Le Havre, son port, ses baraques à frites, son atmosphère poétique-glauque. Marie Trintignant, personnage à part entière, icône destroy de la sensualité brute, incarnation de la rêverie triste. Marc Barbé, monsieur cinéma expérimental nouvelle génération, le macho glacial et racé, l’underground exigeant et coupant. Ce qu’ils imaginent est un film qui balise d’emblée son terrain, prévient sans détour de son contenu. On est dans le lourd, le dur, le sensoriel, le radical. Pourquoi pas, on veut bien se laisser aller. Sauf que la réalisatrice Anne Théron reste à quai. Incapable ou inconsciente de faire décoller son film, on ne saura jamais vraiment. Seul certitude : un piétinement constant d’une oeuvre scotchée à ses starting-blocks, grand sur-place d’une heure trente, qui par défaut est érigé en moteur dramatique.

Juliette Weiler voit son mari mourir par étouffement suite à un œuf dur mal mastiqué. Elle plaque tout, atterrit par hasard au Havre, s’embarque pour la première destination. Le prochain cargo part dans 48 heures, le temps de croiser Santiago, petit vendeur de frites. Coup de foudre. Les deux amants se jurent de s’envoler vers l’Argentine, mais pas maintenant. Le jeune homme doit d’abord d’amadouer son père qui imaginerait l’avenir de son fils en Monsieur Snack de la région. D’où le fameux sur-place, grand sujet toujours effleuré, jamais approfondi. Anne Théron a beau multiplier les points de vue, tenter des décalages, flash backer ou flash forwarder, rien n’y fait. C’est même pire, tant le film renonce à tous ses engagements, suivre Juliette Weiler, s’hypnotiser, se substituer à elle. C’était pourtant l’intention des premières scènes, visions littérales quasi-subjectives du flottement du personnage.

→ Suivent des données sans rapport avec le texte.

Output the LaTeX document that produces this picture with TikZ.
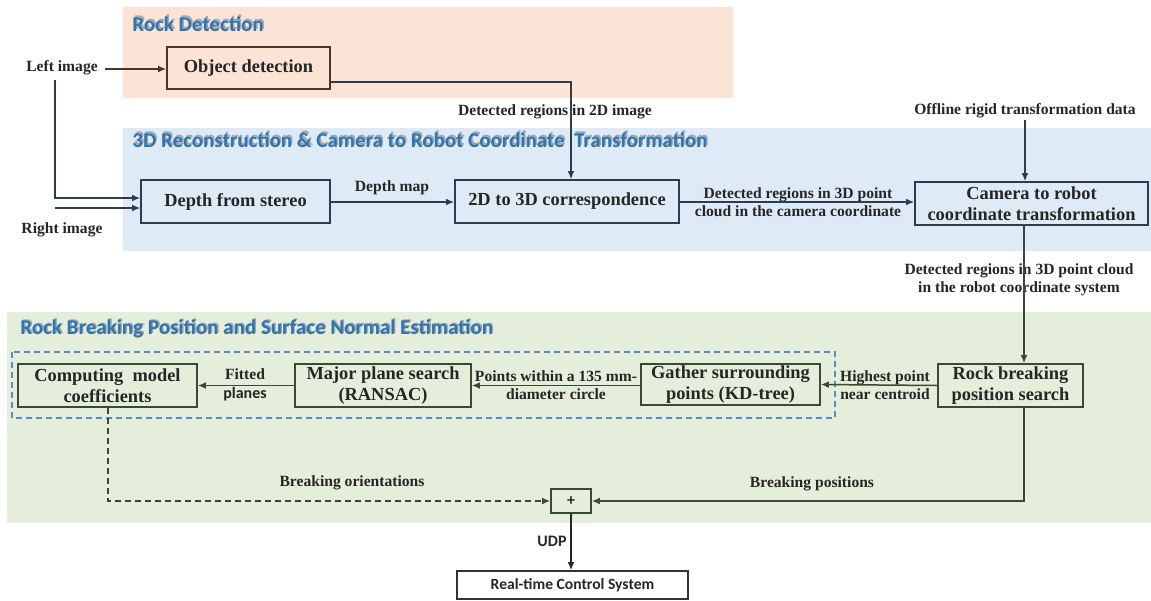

Et puis non, le film creuse un autre sillon, puis d’autres à nouveau. Le mari n’est pas mort étouffé par un oeuf, il a juste avalé de travers. Il cherche sa femme. Atterri lui aussi au Havre, parle aux même gens, picole aux même troquets et au final, bouffe les mêmes frites que Juliette. Avec un temps de décalage. Très fort. Le titre se justifie alors à moitié. Il reste encore du mystère. La classe. Pourquoi « ils » au pluriel ? Parce que Juliette captive, laisse une trace sur autrui. Santiago, son père, la patronne de l’hôtel, son mari et la copine qui écoute des claquettes entre deux containers bleus glacé-rouille ont tous des impressions à livrer. Avec ou sans Juliette. D’où Ce qu’ils imaginent au pluriel. La boucle est bouclée, Anne Théron a fini de discutailler son pitch. Puissant, le concept.